:: Data ::

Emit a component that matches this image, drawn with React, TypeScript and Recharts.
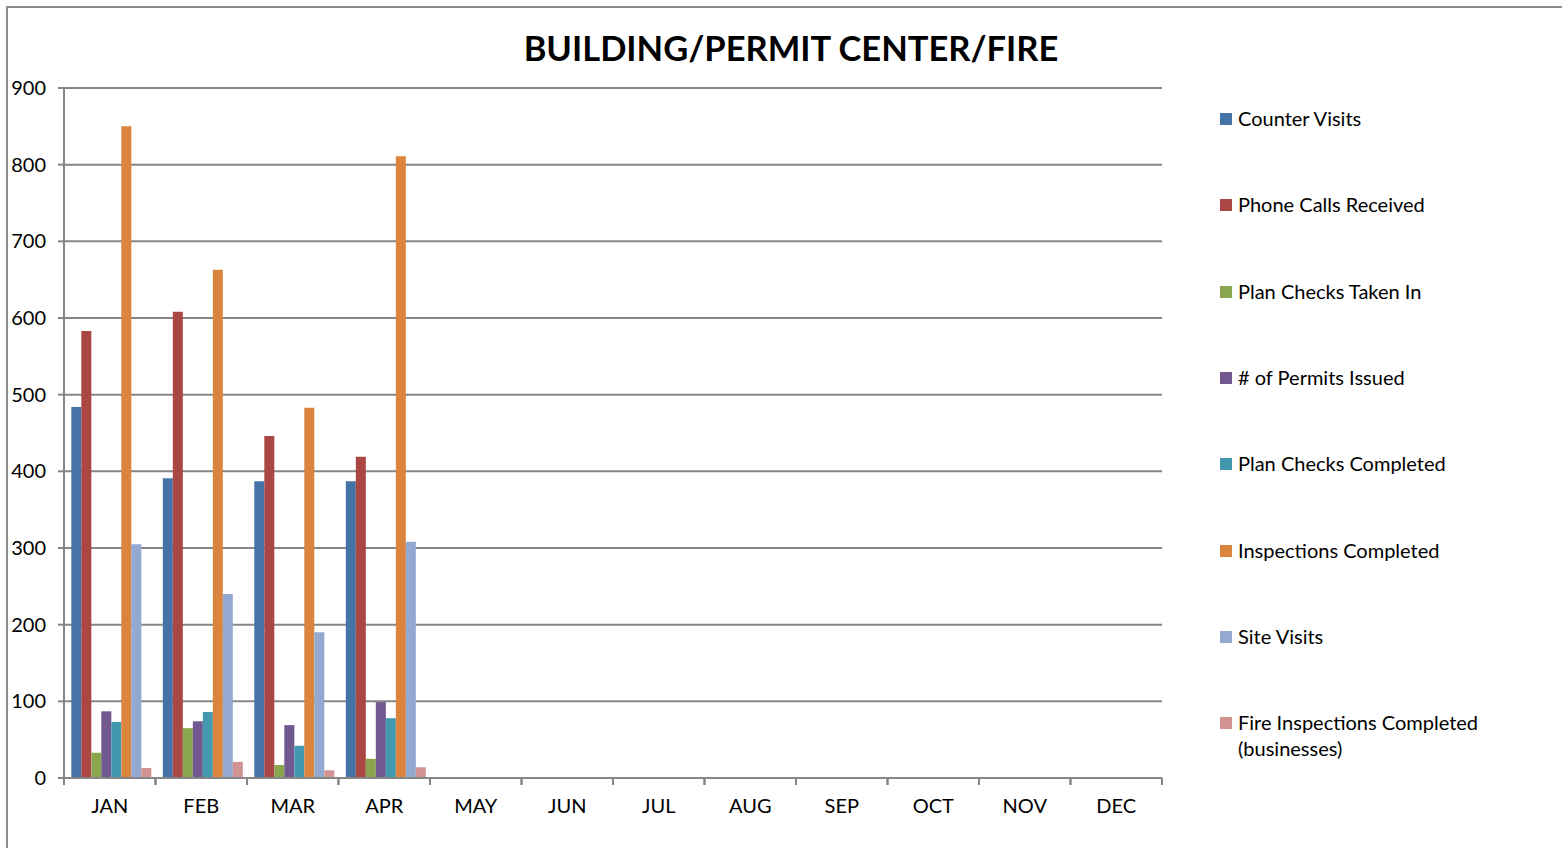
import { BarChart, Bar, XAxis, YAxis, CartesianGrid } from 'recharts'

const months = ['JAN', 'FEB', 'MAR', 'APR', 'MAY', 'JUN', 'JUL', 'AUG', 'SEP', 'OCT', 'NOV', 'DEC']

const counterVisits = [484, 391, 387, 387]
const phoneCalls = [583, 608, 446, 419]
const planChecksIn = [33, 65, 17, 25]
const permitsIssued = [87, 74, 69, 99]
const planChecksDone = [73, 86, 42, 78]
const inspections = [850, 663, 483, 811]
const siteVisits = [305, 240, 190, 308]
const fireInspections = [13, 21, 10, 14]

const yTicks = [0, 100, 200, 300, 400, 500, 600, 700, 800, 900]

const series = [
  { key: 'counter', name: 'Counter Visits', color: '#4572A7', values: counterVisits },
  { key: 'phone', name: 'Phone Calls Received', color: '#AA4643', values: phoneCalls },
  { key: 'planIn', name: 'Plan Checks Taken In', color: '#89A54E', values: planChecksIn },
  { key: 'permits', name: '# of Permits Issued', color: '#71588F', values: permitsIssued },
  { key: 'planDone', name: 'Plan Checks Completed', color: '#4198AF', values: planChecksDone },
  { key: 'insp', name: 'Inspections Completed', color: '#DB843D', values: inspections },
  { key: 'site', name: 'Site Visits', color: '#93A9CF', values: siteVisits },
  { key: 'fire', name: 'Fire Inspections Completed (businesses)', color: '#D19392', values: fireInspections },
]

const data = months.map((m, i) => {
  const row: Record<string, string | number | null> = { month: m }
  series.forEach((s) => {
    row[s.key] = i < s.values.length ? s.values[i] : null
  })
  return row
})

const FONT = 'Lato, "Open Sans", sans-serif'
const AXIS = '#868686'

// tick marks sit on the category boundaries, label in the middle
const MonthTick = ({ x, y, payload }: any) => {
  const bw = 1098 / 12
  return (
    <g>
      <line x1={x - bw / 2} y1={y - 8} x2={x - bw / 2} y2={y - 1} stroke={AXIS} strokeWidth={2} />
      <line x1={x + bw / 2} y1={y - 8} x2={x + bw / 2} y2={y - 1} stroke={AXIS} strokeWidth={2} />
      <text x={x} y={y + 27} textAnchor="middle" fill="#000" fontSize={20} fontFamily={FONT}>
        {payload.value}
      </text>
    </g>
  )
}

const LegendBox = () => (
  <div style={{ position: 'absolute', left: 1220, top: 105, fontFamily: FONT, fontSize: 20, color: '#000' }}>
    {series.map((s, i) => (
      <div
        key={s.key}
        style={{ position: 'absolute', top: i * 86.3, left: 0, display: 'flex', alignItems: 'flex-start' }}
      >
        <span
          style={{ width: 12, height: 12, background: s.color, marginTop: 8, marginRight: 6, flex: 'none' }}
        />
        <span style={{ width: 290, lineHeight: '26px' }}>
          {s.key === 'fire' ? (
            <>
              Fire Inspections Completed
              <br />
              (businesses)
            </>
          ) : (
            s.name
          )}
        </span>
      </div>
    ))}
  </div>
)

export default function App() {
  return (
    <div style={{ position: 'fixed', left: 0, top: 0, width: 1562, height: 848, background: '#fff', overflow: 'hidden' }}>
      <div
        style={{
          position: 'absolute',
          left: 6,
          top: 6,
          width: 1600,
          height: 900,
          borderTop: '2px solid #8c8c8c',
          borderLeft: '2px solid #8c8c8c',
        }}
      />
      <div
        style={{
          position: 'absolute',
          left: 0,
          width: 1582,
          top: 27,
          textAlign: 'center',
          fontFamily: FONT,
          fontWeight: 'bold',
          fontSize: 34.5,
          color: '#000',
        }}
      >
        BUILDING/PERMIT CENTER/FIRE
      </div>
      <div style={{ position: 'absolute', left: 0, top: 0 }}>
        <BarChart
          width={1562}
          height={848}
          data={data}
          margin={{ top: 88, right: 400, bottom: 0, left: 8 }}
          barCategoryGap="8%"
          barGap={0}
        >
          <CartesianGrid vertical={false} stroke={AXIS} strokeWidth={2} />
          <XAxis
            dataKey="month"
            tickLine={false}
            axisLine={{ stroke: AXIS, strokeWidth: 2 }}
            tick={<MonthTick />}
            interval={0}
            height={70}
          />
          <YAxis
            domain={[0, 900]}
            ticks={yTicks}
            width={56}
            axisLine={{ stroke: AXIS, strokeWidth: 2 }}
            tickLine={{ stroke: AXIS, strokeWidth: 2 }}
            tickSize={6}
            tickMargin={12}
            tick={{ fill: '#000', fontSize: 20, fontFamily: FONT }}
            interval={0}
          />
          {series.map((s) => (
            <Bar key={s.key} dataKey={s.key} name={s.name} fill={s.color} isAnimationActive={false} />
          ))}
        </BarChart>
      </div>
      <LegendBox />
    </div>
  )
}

:::

Copy every line of the data word for word, omitting the images.

Emit a component that matches this image, drawn with React, TypeScript and Recharts.
import { BarChart, Bar, XAxis, YAxis, CartesianGrid } from 'recharts'

const months = ['JAN', 'FEB', 'MAR', 'APR', 'MAY', 'JUN', 'JUL', 'AUG', 'SEP', 'OCT', 'NOV', 'DEC']

const counterVisits = [484, 391, 387, 387]
const phoneCalls = [583, 608, 446, 419]
const planChecksIn = [33, 65, 17, 25]
const permitsIssued = [87, 74, 69, 99]
const planChecksDone = [73, 86, 42, 78]
const inspections = [850, 663, 483, 811]
const siteVisits = [305, 240, 190, 308]
const fireInspections = [13, 21, 10, 14]

const yTicks = [0, 100, 200, 300, 400, 500, 600, 700, 800, 900]

const series = [
  { key: 'counter', name: 'Counter Visits', color: '#4572A7', values: counterVisits },
  { key: 'phone', name: 'Phone Calls Received', color: '#AA4643', values: phoneCalls },
  { key: 'planIn', name: 'Plan Checks Taken In', color: '#89A54E', values: planChecksIn },
  { key: 'permits', name: '# of Permits Issued', color: '#71588F', values: permitsIssued },
  { key: 'planDone', name: 'Plan Checks Completed', color: '#4198AF', values: planChecksDone },
  { key: 'insp', name: 'Inspections Completed', color: '#DB843D', values: inspections },
  { key: 'site', name: 'Site Visits', color: '#93A9CF', values: siteVisits },
  { key: 'fire', name: 'Fire Inspections Completed (businesses)', color: '#D19392', values: fireInspections },
]

const data = months.map((m, i) => {
  const row: Record<string, string | number | null> = { month: m }
  series.forEach((s) => {
    row[s.key] = i < s.values.length ? s.values[i] : null
  })
  return row
})

const FONT = 'Lato, "Open Sans", sans-serif'
const AXIS = '#868686'

// tick marks sit on the category boundaries, label in the middle
const MonthTick = ({ x, y, payload }: any) => {
  const bw = 1098 / 12
  return (
    <g>
      <line x1={x - bw / 2} y1={y - 8} x2={x - bw / 2} y2={y - 1} stroke={AXIS} strokeWidth={2} />
      <line x1={x + bw / 2} y1={y - 8} x2={x + bw / 2} y2={y - 1} stroke={AXIS} strokeWidth={2} />
      <text x={x} y={y + 27} textAnchor="middle" fill="#000" fontSize={20} fontFamily={FONT}>
        {payload.value}
      </text>
    </g>
  )
}

const LegendBox = () => (
  <div style={{ position: 'absolute', left: 1220, top: 105, fontFamily: FONT, fontSize: 20, color: '#000' }}>
    {series.map((s, i) => (
      <div
        key={s.key}
        style={{ position: 'absolute', top: i * 86.3, left: 0, display: 'flex', alignItems: 'flex-start' }}
      >
        <span
          style={{ width: 12, height: 12, background: s.color, marginTop: 8, marginRight: 6, flex: 'none' }}
        />
        <span style={{ width: 290, lineHeight: '26px' }}>
          {s.key === 'fire' ? (
            <>
              Fire Inspections Completed
              <br />
              (businesses)
            </>
          ) : (
            s.name
          )}
        </span>
      </div>
    ))}
  </div>
)

export default function App() {
  return (
    <div style={{ position: 'fixed', left: 0, top: 0, width: 1562, height: 848, background: '#fff', overflow: 'hidden' }}>
      <div
        style={{
          position: 'absolute',
          left: 6,
          top: 6,
          width: 1600,
          height: 900,
          borderTop: '2px solid #8c8c8c',
          borderLeft: '2px solid #8c8c8c',
        }}
      />
      <div
        style={{
          position: 'absolute',
          left: 0,
          width: 1582,
          top: 27,
          textAlign: 'center',
          fontFamily: FONT,
          fontWeight: 'bold',
          fontSize: 34.5,
          color: '#000',
        }}
      >
        BUILDING/PERMIT CENTER/FIRE
      </div>
      <div style={{ position: 'absolute', left: 0, top: 0 }}>
        <BarChart
          width={1562}
          height={848}
          data={data}
          margin={{ top: 88, right: 400, bottom: 0, left: 8 }}
          barCategoryGap="8%"
          barGap={0}
        >
          <CartesianGrid vertical={false} stroke={AXIS} strokeWidth={2} />
          <XAxis
            dataKey="month"
            tickLine={false}
            axisLine={{ stroke: AXIS, strokeWidth: 2 }}
            tick={<MonthTick />}
            interval={0}
            height={70}
          />
          <YAxis
            domain={[0, 900]}
            ticks={yTicks}
            width={56}
            axisLine={{ stroke: AXIS, strokeWidth: 2 }}
            tickLine={{ stroke: AXIS, strokeWidth: 2 }}
            tickSize={6}
            tickMargin={12}
            tick={{ fill: '#000', fontSize: 20, fontFamily: FONT }}
            interval={0}
          />
          {series.map((s) => (
            <Bar key={s.key} dataKey={s.key} name={s.name} fill={s.color} isAnimationActive={false} />
          ))}
        </BarChart>
      </div>
      <LegendBox />
    </div>
  )
}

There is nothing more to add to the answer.